The Yugoslav army has its tanks dug into the ground, in positions outside the zone in line. Their cannons point towards the presumed positions of the UCPMB around Lucane.

"It would not be a problem for us to clear those armed guys out," Branko says. "It would take two to three days. It could not be done without numerous casualties among their civilians and on our side. But it is a no go for us. We have to do what the politicians say," he adds.

And right now, Serbian politicians, a new, reform-minded generation that smashed the rigid and arrogant regime of Slobodan Milosevic last year, stand by the so called "Covic Plan" for the area.

The peace plan was drawn up by leading human rights, economic and legal experts, and Nebojsa Covic, the Serbian deputy prime minister. It takes a new approach towards the problem of the ethnic Albanian population in the area of Presevo, Medvedja and Bujanovac, close to the boundary with Kosovo.

The plan calls for joint police forces of local ethnic Albanians and Serbs, in proportion to the ethnic groups' populations in the area. There are some 70,000 ethnic Albanians and 30,000 Serbs in the region. At present, the local police are all Serbs.

The plan also provides for the reintegration of ethnic Albanians into the local governing bodies and judiciary system, but falls short of giving autonomy to the region. In co-operation with international aid agencies and foreign governments, the area will get a badly needed economic boost.

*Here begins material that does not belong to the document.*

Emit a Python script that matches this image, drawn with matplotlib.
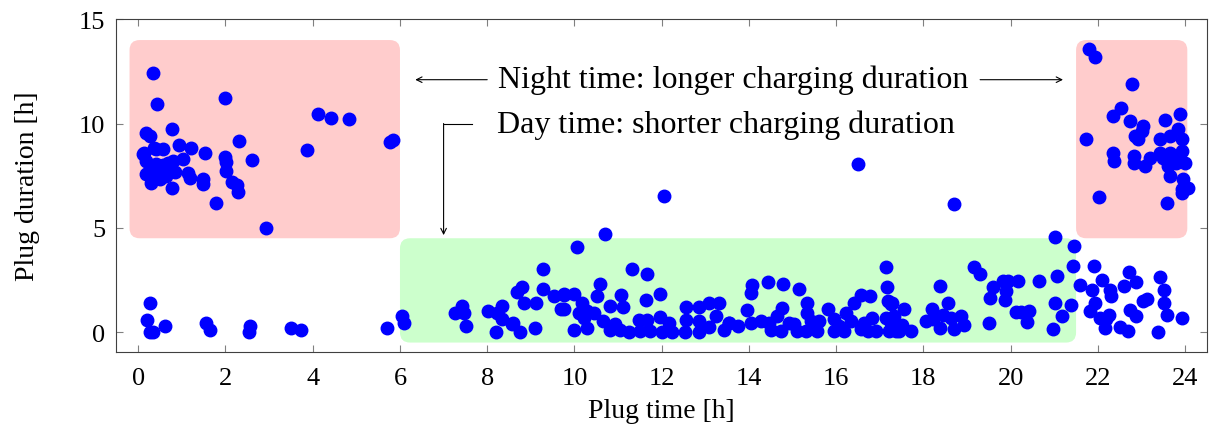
import matplotlib
matplotlib.use("Agg")
import matplotlib.pyplot as plt
from matplotlib.patches import FancyBboxPatch

plt.rcParams.update({
    "font.family": "serif",
    "font.serif": ['Liberation Serif', 'DejaVu Serif'],
})
plt.rcParams['mathtext.fontset'] = 'stix'

# plug time [h], plug duration [h]
early_t = [0.34, 0.44, 1.99, 4.13, 4.43, 4.82, 5.78, 5.83, 3.86, 0.77, 0.17, 0.28,
           2.32, 0.93, 1.22, 1.52, 0.57, 0.37, 0.12, 2.0, 2.02, 2.61, 1.03, 0.8,
           0.68, 2.02, 1.14, 1.18, 0.85, 1.48, 1.49, 2.15, 2.27, 2.29, 0.77, 1.78,
           2.92, 0.14, 0.41, 0.18, 0.26, 0.41, 0.18, 0.34, 0.49, 0.64, 0.3, 0.49, 0.57]
early_d = [12.44, 10.92, 11.2, 10.45, 10.27, 10.24, 9.13, 9.2, 8.74, 9.73, 9.53, 9.41,
           9.17, 8.98, 8.82, 8.58, 8.8, 8.85, 8.56, 8.4, 8.16, 8.23, 8.29, 8.21,
           8.13, 7.73, 7.65, 7.41, 7.68, 7.33, 7.12, 7.22, 7.06, 6.74, 6.92, 6.18,
           4.97, 8.61, 8.77, 8.21, 7.89, 8.05, 7.57, 7.57, 7.73, 7.49, 7.17, 7.33, 8.0]

short_t = [0.26, 0.21, 0.26, 0.34, 0.62, 1.55, 1.65, 2.56, 2.53, 3.51, 3.74, 5.71,
           6.04, 6.09]
short_d = [1.42, 0.57, 0.01, 0.0, 0.3, 0.46, 0.1, 0.3, 0.0, 0.22, 0.11, 0.19,
           0.78, 0.42]

day_t = [9.29, 8.8, 8.68, 9.28, 9.52, 9.75, 8.85, 9.12, 9.7, 7.42, 7.27, 7.46, 7.51,
         8.01, 8.34, 8.22, 8.35, 8.6, 8.76, 8.21, 9.09, 8.57,
         10.06, 10.71, 11.32, 11.67, 10.59, 9.75, 9.98, 10.52, 11.07, 11.95, 11.63,
         10.17, 10.82, 11.11, 9.75, 10.1, 10.29, 10.44, 10.21, 10.66, 10.29, 9.98,
         10.94, 10.82, 11.05, 11.25, 11.48, 11.67, 11.51, 11.74, 11.97, 12.17, 12.01,
         12.24, 12.56, 12.85, 13.08, 13.31, 13.25, 12.55, 12.85, 13.08, 12.53, 12.85,
         13.43, 13.54, 12.06,
         14.08, 14.04, 14.44, 14.77, 15.15, 15.33, 15.33, 14.75, 14.65, 13.96, 13.54,
         13.75, 14.04, 14.27, 14.46, 14.5, 14.73, 14.92, 15.04, 15.11, 15.3, 15.42,
         15.61, 15.57, 15.82, 15.96, 16.22, 16.07, 16.18, 16.34, 15.96, 16.41, 16.57,
         16.78, 17.14, 17.16, 17.18, 17.26, 16.81, 16.64, 16.57, 16.72, 16.91, 17.14,
         17.26, 17.22, 17.37, 16.5,
         21.01, 19.17, 19.29, 18.37, 18.56, 18.2, 18.06, 18.21, 18.44, 18.63, 18.86,
         18.94, 18.71, 18.37, 17.29, 17.33, 17.56, 17.52, 17.71, 17.45, 19.5, 19.59,
         19.52, 19.82, 19.94, 19.9, 19.86, 20.17, 20.13, 20.24, 20.43, 20.38, 20.65,
         21.06, 21.01, 21.18, 20.98, 18.7]
day_d = [3.02, 2.17, 1.9, 2.06, 1.74, 1.77, 1.38, 1.39, 1.1, 1.26, 0.94, 0.91, 0.3,
         0.99, 1.23, 0.94, 0.62, 0.46, 0.03, 0.03, 0.22, 0.38,
         4.09, 4.7, 3.02, 2.81, 2.3, 1.82, 1.82, 1.74, 1.79, 1.85, 1.55,
         1.42, 1.26, 1.21, 1.1, 0.94, 1.02, 0.94, 0.7, 0.54, 0.22, 0.1,
         0.38, 0.1, 0.1, 0.03, 0.57, 0.57, 0.06, 0.06, 0.73, 0.46, 0.03,
         0.03, 1.21, 1.21, 1.38, 1.38, 0.78, 0.57, 0.51, 0.25, 0.03, 0.03,
         0.1, 0.46, 6.52,
         2.27, 1.87, 2.41, 2.33, 2.06, 1.38, 0.94, 1.18, 0.78, 1.05, 0.46,
         0.3, 0.46, 0.54, 0.46, 0.1, 0.06, 0.46, 0.38, 0.06, 0.06, 0.51,
         0.51, 0.06, 1.1, 0.62, 0.91, 0.3, 0.06, 0.51, 0.06, 1.38, 1.77,
         1.71, 3.1, 2.17, 1.5, 1.34, 0.7, 0.46, 0.14, 0.06, 0.06, 0.7,
         0.46, 0.06, 0.06, 8.05,
         4.54, 3.13, 2.81, 2.22, 1.42, 1.1, 0.54, 0.62, 0.81, 0.7, 0.75,
         0.34, 0.14, 0.18, 1.42, 0.78, 1.1, 0.34, 0.06, 0.06, 0.46, 2.14,
         1.66, 2.46, 2.46, 1.98, 1.53, 2.46, 0.97, 0.97, 1.02, 0.49, 2.43,
         2.7, 1.42, 0.75, 0.14, 6.13]

late_t = [21.45, 21.43, 21.6, 21.39, 21.9, 22.1, 21.87, 21.93, 21.83, 22.04, 22.19,
          22.25, 22.16, 22.27, 22.29, 22.5, 22.69, 22.59, 22.71, 22.87, 22.73, 22.88,
          23.04, 23.13, 23.42, 23.51, 23.52, 23.59, 23.38, 23.92,
          21.8, 21.93, 22.79, 22.52, 22.35, 22.73, 23.04, 23.0, 22.85, 22.92, 23.53,
          23.88, 23.84, 23.65, 23.42, 23.92, 21.73, 22.35, 22.37, 22.82, 22.82, 23.07,
          23.2, 23.42, 23.65, 23.5, 23.61, 23.72, 23.8, 23.92, 24.0, 23.65, 23.96,
          23.92, 24.07, 23.92, 22.02, 23.59, 23.61]
late_d = [4.14, 3.15, 2.27, 1.31, 3.15, 2.51, 2.01, 1.42, 1.02, 0.7, 0.62,
          0.81, 0.22, 2.03, 1.71, 0.27, 0.06, 2.19, 2.86, 2.38, 1.07, 0.78,
          1.5, 1.58, 2.62, 2.03, 1.38, 0.81, 0.01, 0.7,
          13.56, 13.21, 11.88, 10.75, 10.34, 10.1, 9.89, 9.65, 9.41, 9.28, 10.17,
          10.45, 9.73, 9.41, 9.25, 9.25, 9.25, 8.61, 8.21, 8.42, 8.13, 7.97,
          8.37, 8.58, 8.58, 8.37, 8.21, 8.29, 8.13, 8.69, 8.1, 7.49, 7.36,
          6.85, 6.89, 6.66, 6.5, 6.18, 7.97]

fig, ax = plt.subplots(figsize=(12.13, 4.39), dpi=100)
fig.subplots_adjust(left=0.096, right=0.995, bottom=0.196, top=0.954)

# shaded regions (rounded boxes)
asp = 2.09
for (x0, y0, w, h, c) in [(-0.2, 4.5, 6.2, 9.5, '#ffcccc'),
                          (21.5, 4.5, 2.55, 9.5, '#ffcccc'),
                          (6.0, -0.5, 15.5, 5.0, '#ccffcc')]:
    ax.add_patch(FancyBboxPatch((x0, y0), w, h, boxstyle="round,pad=0,rounding_size=0.23",
                                mutation_aspect=asp, fc=c, ec='none', zorder=0))

for t, d in [(early_t, early_d), (short_t, short_d), (day_t, day_d), (late_t, late_d)]:
    ax.plot(t, d, 'o', color='blue', ms=9, mec='blue', zorder=3)

# annotations
ax.text(13.65, 12.1, 'Night time: longer charging duration', fontsize=23,
        ha='center', va='center')
ax.annotate('', xy=(6.35, 12.1), xytext=(8.0, 12.1),
            arrowprops=dict(arrowstyle='->', lw=0.8, color='k', shrinkA=0, shrinkB=0))
ax.annotate('', xy=(21.2, 12.1), xytext=(19.3, 12.1),
            arrowprops=dict(arrowstyle='->', lw=0.8, color='k', shrinkA=0, shrinkB=0))
ax.text(8.23, 9.95, 'Day time: shorter charging duration', fontsize=23,
        ha='left', va='center')
ax.plot([7.65, 7.0], [10.0, 10.0], color='k', lw=0.8)
ax.annotate('', xy=(7.0, 4.65), xytext=(7.0, 10.0),
            arrowprops=dict(arrowstyle='->', lw=0.8, color='k', shrinkA=0, shrinkB=0))

ax.set_xlim(-0.5, 24.5)
ax.set_ylim(-0.95, 15)
ax.set_xticks(range(0, 25, 2))
ax.set_yticks([0, 5, 10, 15])
ax.tick_params(axis='both', which='major', labelsize=19, direction='in',
               top=True, right=True, length=5, color='#808080')
ax.tick_params(axis='x', pad=11)
ax.tick_params(axis='y', pad=8)
ax.set_xlabel('Plug time [h]', fontsize=20, labelpad=6)
ax.set_ylabel('Plug duration [h]', fontsize=20, labelpad=28)
for s in ax.spines.values():
    s.set_color('#404040')
plt.savefig('out.png', dpi=100)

In London, a senior defence source referred on Wednesday to the possibility of joint patrols with British forces and abolishing the buffer zone, saying: "I don't think we should shut our minds to that possibility. We have an open mind about all these options."

Negotiations on the plan are to start soon. Mr Covic will lead the Serbian delegation, while it is still not clear whether any of the nine ethnic Albanian representatives will be from the UCPMB. A Western diplomat said yesterday: "This is one of the most significant steps taken by Belgrade in ages."